STATED GOAL: Exactly reproduce the lines that run from the one containing "Give me the Plotly source for this chart." through the one containing "import plotly.graph_objects as go", ends included, with no pictures.

Source code of charts
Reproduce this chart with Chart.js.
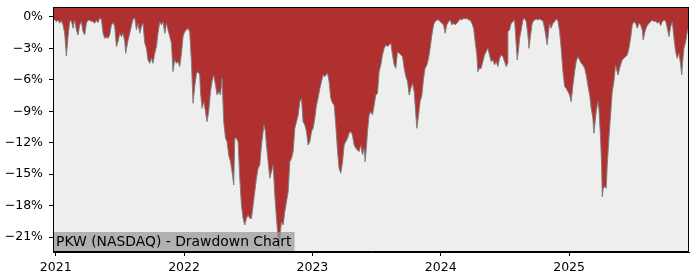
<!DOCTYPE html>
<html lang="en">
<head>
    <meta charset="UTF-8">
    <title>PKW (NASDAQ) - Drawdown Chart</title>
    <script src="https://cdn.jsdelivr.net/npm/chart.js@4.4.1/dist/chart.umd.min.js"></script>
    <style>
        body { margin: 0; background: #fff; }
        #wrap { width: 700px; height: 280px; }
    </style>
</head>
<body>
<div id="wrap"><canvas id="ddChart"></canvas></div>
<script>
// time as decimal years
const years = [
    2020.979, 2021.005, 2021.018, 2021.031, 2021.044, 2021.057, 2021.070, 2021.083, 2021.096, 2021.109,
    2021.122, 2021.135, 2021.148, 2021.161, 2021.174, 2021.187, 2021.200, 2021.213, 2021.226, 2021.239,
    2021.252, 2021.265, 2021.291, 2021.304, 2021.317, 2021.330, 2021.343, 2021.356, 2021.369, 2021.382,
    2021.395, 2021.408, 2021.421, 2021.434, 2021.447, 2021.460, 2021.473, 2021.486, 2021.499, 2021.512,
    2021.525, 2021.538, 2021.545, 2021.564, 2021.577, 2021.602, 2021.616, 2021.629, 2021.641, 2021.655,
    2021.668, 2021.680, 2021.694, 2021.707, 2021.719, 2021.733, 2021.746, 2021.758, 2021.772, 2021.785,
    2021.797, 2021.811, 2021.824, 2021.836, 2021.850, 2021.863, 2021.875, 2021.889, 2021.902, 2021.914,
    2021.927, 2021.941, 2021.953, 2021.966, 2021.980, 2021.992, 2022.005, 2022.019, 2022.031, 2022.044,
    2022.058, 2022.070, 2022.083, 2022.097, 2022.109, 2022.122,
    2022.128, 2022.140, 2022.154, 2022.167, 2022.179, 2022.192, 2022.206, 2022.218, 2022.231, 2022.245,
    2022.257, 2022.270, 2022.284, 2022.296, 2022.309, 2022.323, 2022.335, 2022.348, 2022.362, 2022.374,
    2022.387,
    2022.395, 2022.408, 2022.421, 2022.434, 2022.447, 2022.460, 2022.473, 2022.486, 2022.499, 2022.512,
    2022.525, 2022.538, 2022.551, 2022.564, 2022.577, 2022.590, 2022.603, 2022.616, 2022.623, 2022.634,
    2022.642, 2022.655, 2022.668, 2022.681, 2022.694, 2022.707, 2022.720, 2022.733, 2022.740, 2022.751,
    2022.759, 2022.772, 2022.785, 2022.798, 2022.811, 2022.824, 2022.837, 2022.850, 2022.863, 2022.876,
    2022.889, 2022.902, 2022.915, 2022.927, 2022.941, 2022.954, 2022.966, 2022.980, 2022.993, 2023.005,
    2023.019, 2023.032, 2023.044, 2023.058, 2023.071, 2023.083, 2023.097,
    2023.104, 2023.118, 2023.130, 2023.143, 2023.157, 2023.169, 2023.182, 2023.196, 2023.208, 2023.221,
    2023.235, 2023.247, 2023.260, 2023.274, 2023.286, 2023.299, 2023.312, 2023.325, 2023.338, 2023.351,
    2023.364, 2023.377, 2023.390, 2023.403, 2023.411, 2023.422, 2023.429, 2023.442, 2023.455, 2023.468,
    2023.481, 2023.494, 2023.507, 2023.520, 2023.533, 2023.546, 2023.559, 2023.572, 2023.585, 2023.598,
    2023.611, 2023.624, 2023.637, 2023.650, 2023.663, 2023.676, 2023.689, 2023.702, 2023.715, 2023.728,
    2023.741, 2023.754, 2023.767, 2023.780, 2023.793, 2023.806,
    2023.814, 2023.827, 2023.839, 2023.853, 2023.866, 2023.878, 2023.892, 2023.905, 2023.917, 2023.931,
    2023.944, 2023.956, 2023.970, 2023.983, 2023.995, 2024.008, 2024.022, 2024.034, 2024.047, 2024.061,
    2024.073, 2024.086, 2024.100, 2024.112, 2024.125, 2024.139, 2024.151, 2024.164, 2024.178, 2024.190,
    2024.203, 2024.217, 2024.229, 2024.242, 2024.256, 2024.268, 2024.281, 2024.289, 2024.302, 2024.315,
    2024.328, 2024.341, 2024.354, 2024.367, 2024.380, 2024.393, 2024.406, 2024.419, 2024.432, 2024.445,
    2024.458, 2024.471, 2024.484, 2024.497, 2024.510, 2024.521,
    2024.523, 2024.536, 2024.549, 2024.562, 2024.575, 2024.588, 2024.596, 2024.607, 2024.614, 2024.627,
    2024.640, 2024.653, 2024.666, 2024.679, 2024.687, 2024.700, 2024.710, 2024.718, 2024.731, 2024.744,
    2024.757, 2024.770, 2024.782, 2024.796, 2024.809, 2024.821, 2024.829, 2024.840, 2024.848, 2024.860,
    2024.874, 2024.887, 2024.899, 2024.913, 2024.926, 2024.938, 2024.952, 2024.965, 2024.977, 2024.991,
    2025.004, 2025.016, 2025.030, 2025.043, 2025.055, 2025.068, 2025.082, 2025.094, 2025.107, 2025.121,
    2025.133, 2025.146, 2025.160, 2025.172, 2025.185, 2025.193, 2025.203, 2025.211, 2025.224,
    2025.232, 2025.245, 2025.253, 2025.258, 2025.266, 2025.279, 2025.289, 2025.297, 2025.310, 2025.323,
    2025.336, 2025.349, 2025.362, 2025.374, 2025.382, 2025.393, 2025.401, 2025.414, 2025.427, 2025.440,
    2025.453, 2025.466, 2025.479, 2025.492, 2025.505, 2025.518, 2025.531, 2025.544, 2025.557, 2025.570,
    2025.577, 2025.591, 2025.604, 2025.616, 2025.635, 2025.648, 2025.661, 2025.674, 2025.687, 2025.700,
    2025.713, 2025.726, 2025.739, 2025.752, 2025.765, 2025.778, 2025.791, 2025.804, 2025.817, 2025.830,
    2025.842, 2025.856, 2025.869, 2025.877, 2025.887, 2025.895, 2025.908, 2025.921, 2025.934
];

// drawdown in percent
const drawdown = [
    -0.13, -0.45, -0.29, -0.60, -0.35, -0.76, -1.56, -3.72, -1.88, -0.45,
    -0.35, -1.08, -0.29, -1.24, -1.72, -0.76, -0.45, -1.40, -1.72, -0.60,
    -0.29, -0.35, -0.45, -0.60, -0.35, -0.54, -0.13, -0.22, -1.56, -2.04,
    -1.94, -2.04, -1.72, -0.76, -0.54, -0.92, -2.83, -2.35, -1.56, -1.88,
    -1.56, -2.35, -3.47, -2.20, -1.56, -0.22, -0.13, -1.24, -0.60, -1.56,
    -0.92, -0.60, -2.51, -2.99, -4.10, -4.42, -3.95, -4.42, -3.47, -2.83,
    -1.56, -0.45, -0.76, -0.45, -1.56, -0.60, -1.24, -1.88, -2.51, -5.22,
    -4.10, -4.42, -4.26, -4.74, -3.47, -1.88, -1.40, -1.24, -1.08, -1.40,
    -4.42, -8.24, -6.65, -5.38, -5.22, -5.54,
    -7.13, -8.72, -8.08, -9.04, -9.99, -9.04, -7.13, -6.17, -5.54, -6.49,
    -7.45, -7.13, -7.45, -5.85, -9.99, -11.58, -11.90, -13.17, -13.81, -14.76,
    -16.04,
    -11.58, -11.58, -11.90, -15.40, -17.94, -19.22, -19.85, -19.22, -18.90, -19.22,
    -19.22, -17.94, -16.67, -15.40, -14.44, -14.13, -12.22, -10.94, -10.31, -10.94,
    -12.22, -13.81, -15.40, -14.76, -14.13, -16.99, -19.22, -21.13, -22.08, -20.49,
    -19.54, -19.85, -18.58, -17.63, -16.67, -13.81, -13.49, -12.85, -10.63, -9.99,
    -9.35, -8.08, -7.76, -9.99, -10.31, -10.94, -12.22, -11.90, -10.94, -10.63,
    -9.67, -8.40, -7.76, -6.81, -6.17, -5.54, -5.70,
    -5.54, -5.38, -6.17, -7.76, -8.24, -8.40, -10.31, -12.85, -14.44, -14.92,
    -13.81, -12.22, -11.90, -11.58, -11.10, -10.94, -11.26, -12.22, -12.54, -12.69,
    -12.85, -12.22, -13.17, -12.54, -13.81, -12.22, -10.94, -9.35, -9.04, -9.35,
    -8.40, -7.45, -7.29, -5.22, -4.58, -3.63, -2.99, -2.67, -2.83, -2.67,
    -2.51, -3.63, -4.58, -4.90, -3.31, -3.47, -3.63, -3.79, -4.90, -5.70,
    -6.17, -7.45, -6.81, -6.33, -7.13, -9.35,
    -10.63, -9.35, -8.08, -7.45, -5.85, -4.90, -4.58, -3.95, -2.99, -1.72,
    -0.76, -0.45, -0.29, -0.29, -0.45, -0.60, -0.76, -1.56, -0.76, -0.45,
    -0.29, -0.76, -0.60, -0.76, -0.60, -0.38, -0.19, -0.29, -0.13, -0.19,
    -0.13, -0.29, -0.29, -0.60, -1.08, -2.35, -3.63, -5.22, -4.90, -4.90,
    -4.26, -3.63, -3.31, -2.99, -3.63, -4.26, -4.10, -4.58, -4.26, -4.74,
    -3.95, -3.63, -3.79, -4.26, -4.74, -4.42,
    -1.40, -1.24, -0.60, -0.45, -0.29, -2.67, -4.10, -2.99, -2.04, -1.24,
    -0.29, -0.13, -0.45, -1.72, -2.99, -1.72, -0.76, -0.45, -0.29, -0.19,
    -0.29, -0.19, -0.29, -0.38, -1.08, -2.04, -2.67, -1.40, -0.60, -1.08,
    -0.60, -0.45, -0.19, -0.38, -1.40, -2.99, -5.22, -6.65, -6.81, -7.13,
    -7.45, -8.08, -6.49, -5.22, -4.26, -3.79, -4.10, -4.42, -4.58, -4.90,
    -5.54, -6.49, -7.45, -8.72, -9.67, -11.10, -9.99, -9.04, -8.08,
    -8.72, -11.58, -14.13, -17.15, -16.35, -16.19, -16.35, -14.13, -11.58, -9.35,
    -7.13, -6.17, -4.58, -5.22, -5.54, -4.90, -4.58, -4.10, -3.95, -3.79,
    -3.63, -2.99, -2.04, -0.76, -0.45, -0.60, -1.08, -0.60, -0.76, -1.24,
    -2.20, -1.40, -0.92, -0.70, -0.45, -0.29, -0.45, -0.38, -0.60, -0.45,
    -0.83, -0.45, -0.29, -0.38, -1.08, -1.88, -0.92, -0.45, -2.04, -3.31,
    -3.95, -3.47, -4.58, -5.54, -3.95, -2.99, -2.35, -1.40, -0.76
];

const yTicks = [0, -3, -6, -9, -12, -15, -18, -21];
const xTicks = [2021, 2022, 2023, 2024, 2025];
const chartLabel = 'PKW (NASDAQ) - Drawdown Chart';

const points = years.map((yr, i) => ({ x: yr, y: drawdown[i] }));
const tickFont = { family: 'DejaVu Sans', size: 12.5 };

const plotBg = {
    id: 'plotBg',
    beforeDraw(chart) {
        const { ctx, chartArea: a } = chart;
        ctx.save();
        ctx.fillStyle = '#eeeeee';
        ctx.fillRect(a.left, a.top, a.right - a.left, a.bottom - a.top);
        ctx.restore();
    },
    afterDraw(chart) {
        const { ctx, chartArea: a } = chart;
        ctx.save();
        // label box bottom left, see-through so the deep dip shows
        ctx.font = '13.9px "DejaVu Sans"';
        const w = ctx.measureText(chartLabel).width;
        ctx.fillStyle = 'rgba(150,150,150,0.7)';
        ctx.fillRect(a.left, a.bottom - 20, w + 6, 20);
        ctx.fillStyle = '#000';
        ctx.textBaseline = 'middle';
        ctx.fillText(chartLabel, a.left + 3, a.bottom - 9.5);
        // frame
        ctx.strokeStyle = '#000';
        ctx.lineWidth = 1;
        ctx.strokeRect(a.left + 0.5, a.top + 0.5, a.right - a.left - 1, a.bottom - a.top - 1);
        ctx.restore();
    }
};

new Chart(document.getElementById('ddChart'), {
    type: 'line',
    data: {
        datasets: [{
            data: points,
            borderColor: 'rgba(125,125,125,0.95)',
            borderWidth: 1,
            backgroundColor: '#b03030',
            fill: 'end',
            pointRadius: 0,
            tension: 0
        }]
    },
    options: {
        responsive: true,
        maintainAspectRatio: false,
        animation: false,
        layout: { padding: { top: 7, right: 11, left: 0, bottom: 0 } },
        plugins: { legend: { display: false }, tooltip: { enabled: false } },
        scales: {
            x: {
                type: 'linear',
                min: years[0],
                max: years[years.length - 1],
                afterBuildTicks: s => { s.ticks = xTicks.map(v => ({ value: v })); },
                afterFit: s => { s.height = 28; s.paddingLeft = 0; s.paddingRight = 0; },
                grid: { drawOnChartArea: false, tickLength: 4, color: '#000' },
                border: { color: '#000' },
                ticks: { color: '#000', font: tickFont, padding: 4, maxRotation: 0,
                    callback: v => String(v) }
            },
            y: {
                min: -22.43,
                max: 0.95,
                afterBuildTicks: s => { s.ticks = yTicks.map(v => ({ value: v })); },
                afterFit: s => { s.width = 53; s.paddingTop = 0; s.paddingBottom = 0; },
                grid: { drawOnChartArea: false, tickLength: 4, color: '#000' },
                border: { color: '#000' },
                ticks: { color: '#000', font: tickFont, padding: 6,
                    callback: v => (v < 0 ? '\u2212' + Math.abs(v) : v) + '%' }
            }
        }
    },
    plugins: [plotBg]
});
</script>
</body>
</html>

==

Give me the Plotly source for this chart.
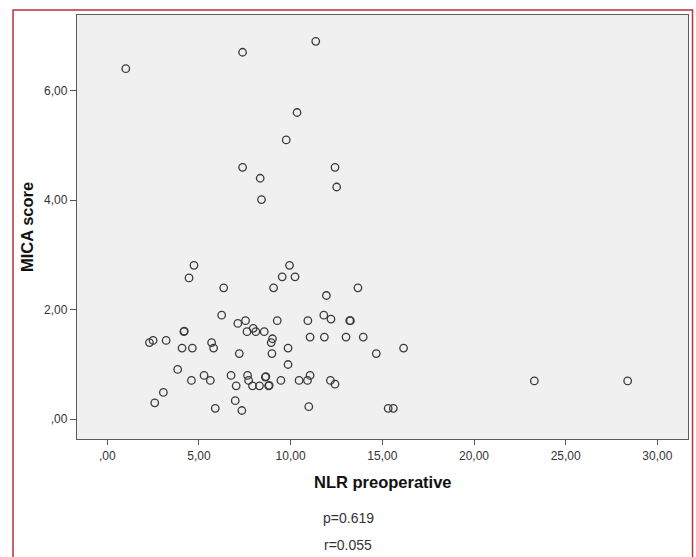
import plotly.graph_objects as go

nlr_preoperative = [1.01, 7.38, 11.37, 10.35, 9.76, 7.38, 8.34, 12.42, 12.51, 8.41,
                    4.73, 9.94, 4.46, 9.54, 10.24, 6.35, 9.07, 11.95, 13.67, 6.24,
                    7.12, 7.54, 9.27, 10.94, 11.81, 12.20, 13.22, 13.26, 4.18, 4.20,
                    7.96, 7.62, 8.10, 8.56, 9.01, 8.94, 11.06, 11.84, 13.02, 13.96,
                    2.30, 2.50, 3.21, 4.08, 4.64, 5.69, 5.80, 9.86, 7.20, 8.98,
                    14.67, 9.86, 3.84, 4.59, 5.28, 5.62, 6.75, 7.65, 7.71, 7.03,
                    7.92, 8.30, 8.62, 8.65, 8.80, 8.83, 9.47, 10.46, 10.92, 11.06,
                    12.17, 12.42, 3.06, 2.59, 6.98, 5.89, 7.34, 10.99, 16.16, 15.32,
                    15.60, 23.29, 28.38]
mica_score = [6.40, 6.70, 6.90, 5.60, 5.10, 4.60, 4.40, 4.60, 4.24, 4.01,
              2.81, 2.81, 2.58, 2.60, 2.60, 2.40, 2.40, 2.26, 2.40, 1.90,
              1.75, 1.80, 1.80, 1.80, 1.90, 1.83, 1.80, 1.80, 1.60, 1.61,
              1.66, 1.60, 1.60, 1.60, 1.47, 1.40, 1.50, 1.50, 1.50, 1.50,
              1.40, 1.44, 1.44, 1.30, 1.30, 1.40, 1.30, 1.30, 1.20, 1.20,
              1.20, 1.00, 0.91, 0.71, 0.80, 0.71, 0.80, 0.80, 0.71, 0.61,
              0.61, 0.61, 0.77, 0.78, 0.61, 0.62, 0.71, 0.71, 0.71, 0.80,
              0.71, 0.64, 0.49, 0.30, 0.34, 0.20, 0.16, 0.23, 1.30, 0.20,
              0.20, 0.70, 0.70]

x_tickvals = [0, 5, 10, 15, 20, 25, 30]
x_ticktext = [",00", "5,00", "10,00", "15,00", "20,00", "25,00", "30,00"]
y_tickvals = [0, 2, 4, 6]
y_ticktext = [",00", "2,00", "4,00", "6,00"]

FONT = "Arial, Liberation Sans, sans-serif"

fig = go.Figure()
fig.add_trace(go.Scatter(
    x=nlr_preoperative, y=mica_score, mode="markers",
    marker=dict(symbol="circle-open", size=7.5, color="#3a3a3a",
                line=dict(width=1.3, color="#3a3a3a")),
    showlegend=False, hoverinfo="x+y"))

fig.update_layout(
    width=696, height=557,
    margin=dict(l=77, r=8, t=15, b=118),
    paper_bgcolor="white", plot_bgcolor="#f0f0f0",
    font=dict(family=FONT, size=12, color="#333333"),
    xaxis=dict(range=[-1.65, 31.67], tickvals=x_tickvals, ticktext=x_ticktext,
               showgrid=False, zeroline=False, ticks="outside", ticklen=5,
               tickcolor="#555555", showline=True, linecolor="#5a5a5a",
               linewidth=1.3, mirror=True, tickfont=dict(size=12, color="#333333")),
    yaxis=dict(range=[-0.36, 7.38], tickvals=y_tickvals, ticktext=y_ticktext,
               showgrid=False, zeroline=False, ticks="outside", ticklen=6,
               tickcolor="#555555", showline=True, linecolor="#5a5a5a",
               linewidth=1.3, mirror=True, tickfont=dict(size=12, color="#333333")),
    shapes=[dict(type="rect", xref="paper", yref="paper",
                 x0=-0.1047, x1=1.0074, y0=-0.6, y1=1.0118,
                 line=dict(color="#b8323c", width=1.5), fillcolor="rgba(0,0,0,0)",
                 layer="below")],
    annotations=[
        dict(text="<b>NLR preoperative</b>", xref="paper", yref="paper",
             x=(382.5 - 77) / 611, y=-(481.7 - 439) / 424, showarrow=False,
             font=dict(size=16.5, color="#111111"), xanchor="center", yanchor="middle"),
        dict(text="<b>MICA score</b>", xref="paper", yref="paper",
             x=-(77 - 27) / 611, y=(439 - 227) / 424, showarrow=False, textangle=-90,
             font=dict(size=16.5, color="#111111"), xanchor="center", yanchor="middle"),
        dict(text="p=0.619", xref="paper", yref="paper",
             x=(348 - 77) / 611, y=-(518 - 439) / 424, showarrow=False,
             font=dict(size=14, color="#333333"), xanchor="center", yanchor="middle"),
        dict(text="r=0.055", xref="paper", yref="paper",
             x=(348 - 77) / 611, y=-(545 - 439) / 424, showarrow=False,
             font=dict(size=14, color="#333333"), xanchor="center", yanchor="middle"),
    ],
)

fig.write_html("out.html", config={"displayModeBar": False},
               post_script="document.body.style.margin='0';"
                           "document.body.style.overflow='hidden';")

ANSWER BELOW:
Give me the Plotly source for this chart.
import plotly.graph_objects as go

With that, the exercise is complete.